* SET PROBLEM: Everything from the opening line of the records below through the line with "h in hours)" must be duplicated exactly, pictures left out.

— begin —

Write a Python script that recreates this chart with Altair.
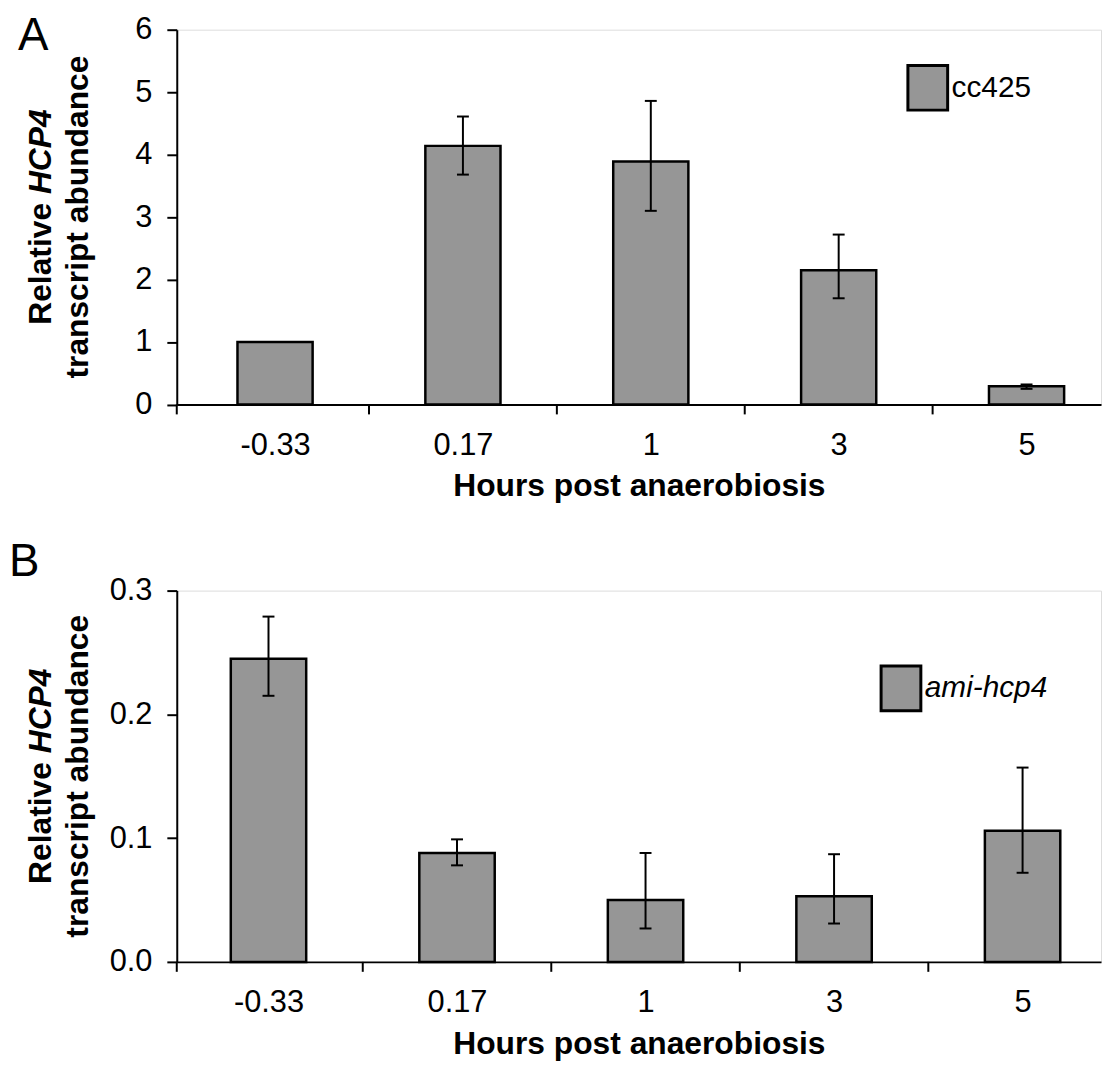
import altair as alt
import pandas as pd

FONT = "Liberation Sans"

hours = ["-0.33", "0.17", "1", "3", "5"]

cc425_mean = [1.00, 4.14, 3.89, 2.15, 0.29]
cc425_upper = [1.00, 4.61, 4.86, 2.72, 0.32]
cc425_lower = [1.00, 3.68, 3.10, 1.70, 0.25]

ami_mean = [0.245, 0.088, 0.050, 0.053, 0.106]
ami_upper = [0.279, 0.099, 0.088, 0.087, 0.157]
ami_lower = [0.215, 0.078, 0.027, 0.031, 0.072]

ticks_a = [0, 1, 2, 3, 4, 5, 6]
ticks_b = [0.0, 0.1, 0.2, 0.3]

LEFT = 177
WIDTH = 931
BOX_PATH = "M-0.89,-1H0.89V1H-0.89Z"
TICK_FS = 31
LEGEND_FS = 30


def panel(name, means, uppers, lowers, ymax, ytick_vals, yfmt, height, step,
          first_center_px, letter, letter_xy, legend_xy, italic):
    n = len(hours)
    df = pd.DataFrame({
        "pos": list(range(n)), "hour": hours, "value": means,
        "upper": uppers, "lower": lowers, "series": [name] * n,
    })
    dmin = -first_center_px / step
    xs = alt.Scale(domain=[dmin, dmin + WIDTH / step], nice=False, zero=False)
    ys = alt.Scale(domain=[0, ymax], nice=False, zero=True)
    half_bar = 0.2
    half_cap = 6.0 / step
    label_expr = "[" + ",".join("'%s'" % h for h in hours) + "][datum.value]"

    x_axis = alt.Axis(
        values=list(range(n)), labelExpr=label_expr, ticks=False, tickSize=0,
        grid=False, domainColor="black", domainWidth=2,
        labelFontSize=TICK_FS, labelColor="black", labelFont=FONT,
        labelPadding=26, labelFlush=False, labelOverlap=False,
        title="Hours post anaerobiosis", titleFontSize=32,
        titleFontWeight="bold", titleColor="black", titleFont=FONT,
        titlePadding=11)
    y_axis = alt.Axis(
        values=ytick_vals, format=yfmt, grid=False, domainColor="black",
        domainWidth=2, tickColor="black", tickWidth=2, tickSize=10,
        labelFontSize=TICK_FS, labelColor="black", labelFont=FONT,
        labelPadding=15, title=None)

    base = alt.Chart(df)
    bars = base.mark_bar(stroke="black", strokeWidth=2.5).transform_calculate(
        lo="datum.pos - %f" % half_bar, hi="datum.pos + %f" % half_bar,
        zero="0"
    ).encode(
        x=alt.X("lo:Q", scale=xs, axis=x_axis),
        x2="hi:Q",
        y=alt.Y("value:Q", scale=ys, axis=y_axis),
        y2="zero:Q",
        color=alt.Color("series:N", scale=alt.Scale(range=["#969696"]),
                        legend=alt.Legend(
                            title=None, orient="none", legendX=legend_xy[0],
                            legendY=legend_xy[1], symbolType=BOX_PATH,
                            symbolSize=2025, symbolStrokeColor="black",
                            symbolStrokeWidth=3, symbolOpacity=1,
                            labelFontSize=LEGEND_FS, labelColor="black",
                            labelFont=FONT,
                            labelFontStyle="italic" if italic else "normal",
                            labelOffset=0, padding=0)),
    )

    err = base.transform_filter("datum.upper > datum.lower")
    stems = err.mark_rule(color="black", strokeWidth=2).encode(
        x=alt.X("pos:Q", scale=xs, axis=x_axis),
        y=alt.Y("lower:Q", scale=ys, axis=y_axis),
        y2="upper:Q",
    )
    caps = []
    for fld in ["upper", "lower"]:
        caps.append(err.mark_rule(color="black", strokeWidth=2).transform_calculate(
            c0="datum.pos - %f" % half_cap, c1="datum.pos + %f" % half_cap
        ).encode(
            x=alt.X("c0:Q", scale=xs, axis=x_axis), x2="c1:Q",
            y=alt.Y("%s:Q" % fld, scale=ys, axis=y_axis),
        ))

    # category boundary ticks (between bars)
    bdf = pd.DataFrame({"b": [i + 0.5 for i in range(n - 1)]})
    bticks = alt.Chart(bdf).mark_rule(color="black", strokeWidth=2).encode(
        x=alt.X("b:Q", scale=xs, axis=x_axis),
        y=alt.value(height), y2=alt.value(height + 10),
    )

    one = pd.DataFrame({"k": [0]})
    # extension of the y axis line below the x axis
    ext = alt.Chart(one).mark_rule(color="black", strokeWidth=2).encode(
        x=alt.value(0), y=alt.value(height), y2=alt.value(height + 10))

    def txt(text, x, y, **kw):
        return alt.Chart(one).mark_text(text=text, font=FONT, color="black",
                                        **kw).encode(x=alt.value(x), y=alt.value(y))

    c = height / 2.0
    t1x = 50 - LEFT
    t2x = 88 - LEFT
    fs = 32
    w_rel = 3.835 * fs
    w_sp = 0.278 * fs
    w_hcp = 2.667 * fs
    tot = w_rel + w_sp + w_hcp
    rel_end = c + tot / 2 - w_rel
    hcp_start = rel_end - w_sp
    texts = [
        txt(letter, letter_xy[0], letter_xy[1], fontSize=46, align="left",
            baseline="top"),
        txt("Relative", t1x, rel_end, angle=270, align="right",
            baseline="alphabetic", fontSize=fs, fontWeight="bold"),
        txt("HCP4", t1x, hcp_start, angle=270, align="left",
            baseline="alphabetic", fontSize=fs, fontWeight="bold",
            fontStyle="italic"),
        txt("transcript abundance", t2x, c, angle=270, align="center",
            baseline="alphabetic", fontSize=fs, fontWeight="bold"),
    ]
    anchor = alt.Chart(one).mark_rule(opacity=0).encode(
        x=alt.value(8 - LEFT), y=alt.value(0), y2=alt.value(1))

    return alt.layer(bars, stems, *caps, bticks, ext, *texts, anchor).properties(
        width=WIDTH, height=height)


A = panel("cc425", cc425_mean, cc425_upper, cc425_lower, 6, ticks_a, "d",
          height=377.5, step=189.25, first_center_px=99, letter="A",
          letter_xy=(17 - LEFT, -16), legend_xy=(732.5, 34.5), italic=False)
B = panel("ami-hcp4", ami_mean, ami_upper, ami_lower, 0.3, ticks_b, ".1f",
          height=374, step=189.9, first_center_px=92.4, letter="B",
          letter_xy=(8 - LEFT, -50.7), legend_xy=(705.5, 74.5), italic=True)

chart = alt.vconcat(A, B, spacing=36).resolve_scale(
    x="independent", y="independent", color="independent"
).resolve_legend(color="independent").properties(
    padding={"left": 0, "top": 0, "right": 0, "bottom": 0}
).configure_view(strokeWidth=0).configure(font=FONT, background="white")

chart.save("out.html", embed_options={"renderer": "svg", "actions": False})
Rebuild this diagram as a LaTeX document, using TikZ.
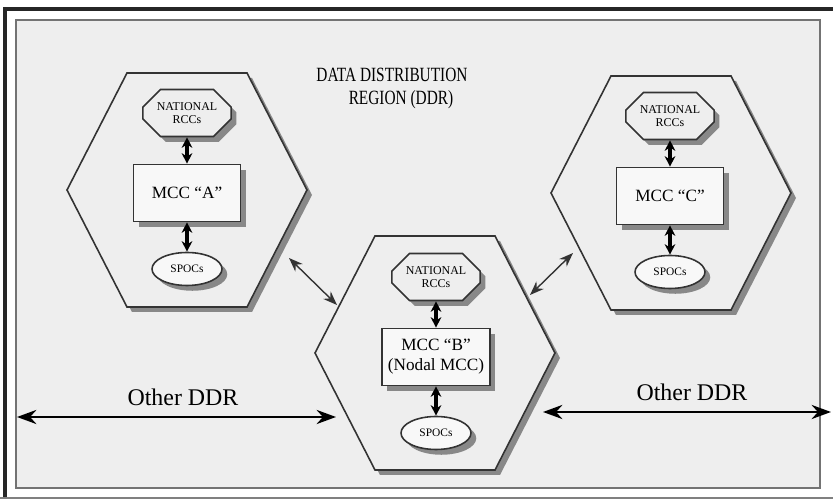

— end —

* RESULT OF THIS TASK:
Write a Python script that recreates this chart with Altair.
import altair as alt
import pandas as pd

FONT = "Liberation Sans"

hours = ["-0.33", "0.17", "1", "3", "5"]

cc425_mean = [1.00, 4.14, 3.89, 2.15, 0.29]
cc425_upper = [1.00, 4.61, 4.86, 2.72, 0.32]
cc425_lower = [1.00, 3.68, 3.10, 1.70, 0.25]

ami_mean = [0.245, 0.088, 0.050, 0.053, 0.106]
ami_upper = [0.279, 0.099, 0.088, 0.087, 0.157]
ami_lower = [0.215, 0.078, 0.027, 0.031, 0.072]

ticks_a = [0, 1, 2, 3, 4, 5, 6]
ticks_b = [0.0, 0.1, 0.2, 0.3]

LEFT = 177
WIDTH = 931
BOX_PATH = "M-0.89,-1H0.89V1H-0.89Z"
TICK_FS = 31
LEGEND_FS = 30


def panel(name, means, uppers, lowers, ymax, ytick_vals, yfmt, height, step,
          first_center_px, letter, letter_xy, legend_xy, italic):
    n = len(hours)
    df = pd.DataFrame({
        "pos": list(range(n)), "hour": hours, "value": means,
        "upper": uppers, "lower": lowers, "series": [name] * n,
    })
    dmin = -first_center_px / step
    xs = alt.Scale(domain=[dmin, dmin + WIDTH / step], nice=False, zero=False)
    ys = alt.Scale(domain=[0, ymax], nice=False, zero=True)
    half_bar = 0.2
    half_cap = 6.0 / step
    label_expr = "[" + ",".join("'%s'" % h for h in hours) + "][datum.value]"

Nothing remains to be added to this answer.